A B C
Z. Naturforsch. 68a, 157 – 164 (2013)
doi:10.5560/ZNA.2012-0076
Conductance Fluctuations in Chains of Particles Arising from Conformational Changes of Stabilizer Molecules
L. V. Govor and J. Parisi
Institute of Physics, Carl von Ossietzky University of Oldenburg, D-26111 Oldenburg, Germany
Received July 31, 2012 / published online February 15, 2013
Reprint requests to: L. V. G.; E-mail: leonid.govor@uni-oldenburg.de
We have bridged a pair of gold electrodes with various arrangements of gold nanoparticles stabilized with citrate molecules. The resulting devices exhibited current fluctuations at a constant bias voltage and fluctuations of the differential conductance as a function of the bias voltage. These fluctuations were attributed to the interplay of molecular conformation, charge switching, and breaking of the links at the interface molecules–electrode. We found that, for all investigated samples, the contact resistance at the interface molecules–electrode was by about one order of magnitude larger than that between nanoparticles coupled by citrate molecules.

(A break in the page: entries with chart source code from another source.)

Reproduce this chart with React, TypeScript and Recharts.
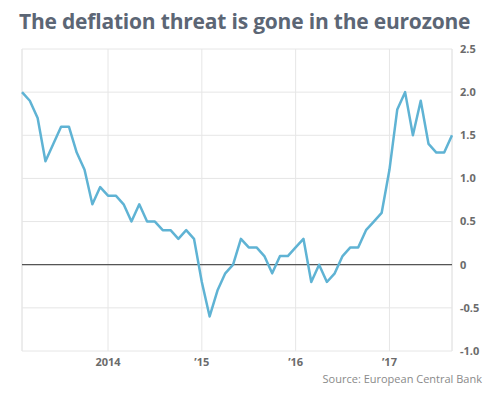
import React from "react";
import { LineChart, Line, XAxis, YAxis, CartesianGrid, ReferenceLine } from "recharts";

const monthIndex: number[] = Array.from({ length: 56 }, (_, i) => i + 1); // Jan 2013 .. Aug 2017
const inflation: number[] = [
  2.0, 1.9, 1.7, 1.2, 1.4, 1.6, 1.6, 1.3, 1.1, 0.7, 0.9, 0.8,
  0.8, 0.7, 0.5, 0.7, 0.5, 0.5, 0.4, 0.4, 0.3, 0.4, 0.3, -0.2,
  -0.6, -0.3, -0.1, 0.0, 0.3, 0.2, 0.2, 0.1, -0.1, 0.1, 0.1, 0.2,
  0.3, -0.2, 0.0, -0.2, -0.1, 0.1, 0.2, 0.2, 0.4, 0.5, 0.6, 1.1,
  1.8, 2.0, 1.5, 1.9, 1.4, 1.3, 1.3, 1.5,
];
const xTickPositions: number[] = [12, 24, 36, 48];
const xTickLabels: string[] = ["2014", "\u201915", "\u201916", "\u201917"];
const yTicks: number[] = [-1.0, -0.5, 0, 0.5, 1.0, 1.5, 2.0, 2.5];

const data = monthIndex.map((m, i) => ({ m, v: inflation[i] }));

const FONT = "'Open Sans', 'Noto Sans', sans-serif";

export default function App() {
  return (
    <div style={{ position: "relative", width: 500, height: 397, margin: -8, background: "#fff", fontFamily: FONT }}>
      <div
        style={{
          position: "absolute",
          left: 19,
          top: 7,
          fontSize: 21,
          fontWeight: 700,
          color: "#5c6675",
          whiteSpace: "nowrap",
          letterSpacing: -0.2,
        }}
      >
        The deflation threat is gone in the eurozone
      </div>
      <div style={{ position: "absolute", left: 0, top: 0 }}>
        <LineChart width={500} height={397} data={data} margin={{ top: 49, left: 22, right: 0, bottom: 16 }}>
          <CartesianGrid stroke="#e6e6e6" strokeWidth={1} />
          <XAxis
            dataKey="m"
            type="number"
            domain={[1, 56]}
            ticks={xTickPositions}
            tickFormatter={(v: number) => xTickLabels[xTickPositions.indexOf(v)] ?? ""}
            axisLine={false}
            tickLine={false}
            tickSize={6}
            tickMargin={1}
            height={30}
            tick={{ fill: "#6b6b6b", fontSize: 11, fontWeight: 700, fontFamily: FONT }}
          />
          <YAxis
            orientation="right"
            type="number"
            domain={[-1, 2.5]}
            ticks={yTicks}
            tickFormatter={(v: number) => (v === 0 ? "0" : v.toFixed(1))}
            axisLine={false}
            tickLine={false}
            tickSize={6}
            tickMargin={2}
            width={48}
            tick={{ fill: "#6b6b6b", fontSize: 11, fontWeight: 700, fontFamily: FONT, textAnchor: "start" }}
          />
          <ReferenceLine x={1} stroke="#e6e6e6" />
          <ReferenceLine x={56} stroke="#e6e6e6" />
          <ReferenceLine y={0} stroke="#555555" strokeWidth={1.2} />
          <Line
            dataKey="v"
            stroke="#5fb3d4"
            strokeWidth={2.5}
            dot={false}
            isAnimationActive={false}
            strokeLinejoin="round"
          />
        </LineChart>
      </div>
      <div
        style={{
          position: "absolute",
          right: 18,
          top: 371,
          fontSize: 11,
          color: "#8a8a8a",
          whiteSpace: "nowrap",
        }}
      >
        Source: European Central Bank
      </div>
    </div>
  );
}
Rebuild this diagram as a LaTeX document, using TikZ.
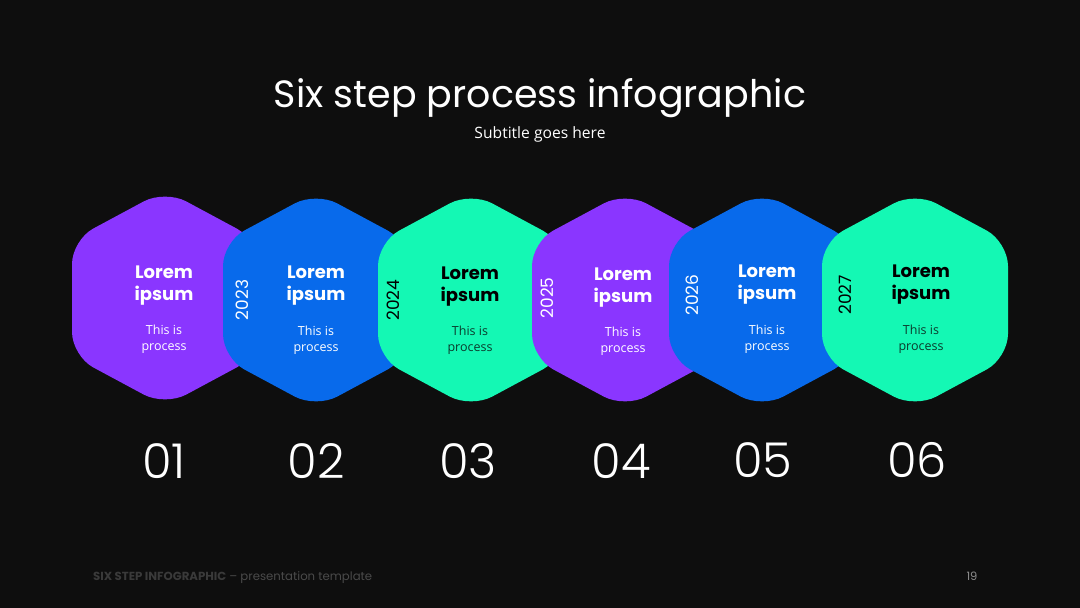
\documentclass[tikz,border=0pt]{standalone}
\usepackage{graphicx}
\usepackage{fontspec}
\setmainfont{Poppins}
\newfontfamily\pop{Poppins}
\newfontfamily\popl{Poppins Light}
\newfontfamily\opens{Open Sans}
\definecolor{bg}{HTML}{0E0E0E}
\definecolor{hpurple}{HTML}{8A36FF}
\definecolor{hblue}{HTML}{086AEB}
\definecolor{hgreen}{HTML}{14F8B4}
\definecolor{gtext}{HTML}{0B3A2C}
\definecolor{footdark}{HTML}{3A3A3A}
\definecolor{footlight}{HTML}{4A4A4A}
\definecolor{pagenum}{HTML}{8C8C8C}
\tikzset{
  hexbox/.style={rounded corners=24pt},
  lorem/.style={align=center, inner sep=0pt, font=\pop\bfseries\fontsize{18}{22}\selectfont},
  desc/.style={align=center, inner sep=0pt, font=\opens\fontsize{12.5}{16}\selectfont},
  year/.style={rotate=90, inner sep=0pt, font=\pop\fontsize{17}{17}\selectfont},
  stepnum/.style={inner sep=0pt, text=white, font=\popl\fontsize{48}{48}\selectfont},
}
\newcommand\drawhex[3]{%
  \fill[hexbox,#1] (#2+93,#3) -- (#2+93,#3+58) -- (#2,#3+108) -- (#2-93,#3+58)
    -- (#2-93,#3-58) -- (#2,#3-108) -- (#2+93,#3-58) -- cycle;}
\begin{document}
\begin{tikzpicture}[x=1pt,y=1pt]
\useasboundingbox (0,0) rectangle (1080,608);
\fill[bg] (0,0) rectangle (1080,608);

\node[text=white, inner sep=0pt] (title) at (540,608-98)
  {\resizebox{532pt}{!}{\pop Six step process infographic}};
\node[text=white, inner sep=0pt] (subtitle) at (540,608-134)
  {\resizebox{131pt}{!}{\opens Subtitle goes here}};

% hex 1
\drawhex{hpurple}{165}{608-298}
\node[lorem, text=white] (l1) at (164,608-286) {Lorem\\ipsum};
\node[desc, text=white] (d1) at (164,608-339) {This is\\process};
% hex 2
\drawhex{hblue}{316}{608-300}
\node[lorem, text=white] (l2) at (316,608-286) {Lorem\\ipsum};
\node[desc, text=white] (d2) at (316,608-340) {This is\\process};
\node[year, text=white] (y1) at (242,608-300) {2023};
% hex 3
\drawhex{hgreen}{471}{608-300}
\node[lorem, text=black] (l3) at (470,608-287) {Lorem\\ipsum};
\node[desc, text=gtext] (d3) at (470,608-340) {This is\\process};
\node[year, text=black] (y2) at (393,608-300) {2024};
% hex 4
\drawhex{hpurple}{625}{608-300}
\node[lorem, text=white] (l4) at (623,608-288) {Lorem\\ipsum};
\node[desc, text=white] (d4) at (623,608-341) {This is\\process};
\node[year, text=white] (y3) at (547,608-298) {2025};
% hex 5
\drawhex{hblue}{762}{608-300}
\node[lorem, text=white] (l5) at (767,608-285) {Lorem\\ipsum};
\node[desc, text=white] (d5) at (767,608-339) {This is\\process};
\node[year, text=white] (y4) at (692,608-295) {2026};
% hex 6
\drawhex{hgreen}{915}{608-300}
\node[lorem, text=black] (l6) at (921,608-285) {Lorem\\ipsum};
\node[desc, text=gtext] (d6) at (921,608-339) {This is\\process};
\node[year, text=black] (y5) at (845,608-295) {2027};

% step numbers
\node[stepnum] (n1) at (164,608-461) {01};
\node[stepnum] (n2) at (316,608-461) {02};
\node[stepnum] (n3) at (468,608-461) {03};
\node[stepnum] (n4) at (621,608-461) {04};
\node[stepnum] (n5) at (763,608-460) {05};
\node[stepnum] (n6) at (917,608-460) {06};

% footer
\node[anchor=west, inner sep=0pt] (footer) at (93,608-578)
  {\resizebox{279pt}{!}{\pop{\bfseries\color{footdark}SIX STEP INFOGRAPHIC} {\color{footlight}– presentation template}}};
\node[inner sep=0pt, text=pagenum, font=\pop\fontsize{11.5}{11.5}\selectfont] (page) at (972,608-576) {19};
\end{tikzpicture}
\end{document}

We conclude that the mechanism of charge transport can be viewed as a series of discrete steps involving initial hopping (injection) of the charge from the left-hand-side gold electrode to the molecules, tunnelling of the charge through the molecules–nanoparticle–molecules (MNM) unit, hopping to the next MNM unit, etc., and finally hopping (extraction) of the charge to the right-hand-side gold electrode.
Key words: Nanoparticle; Citrate Molecules; Charge Transport; Conductance Fluctuations.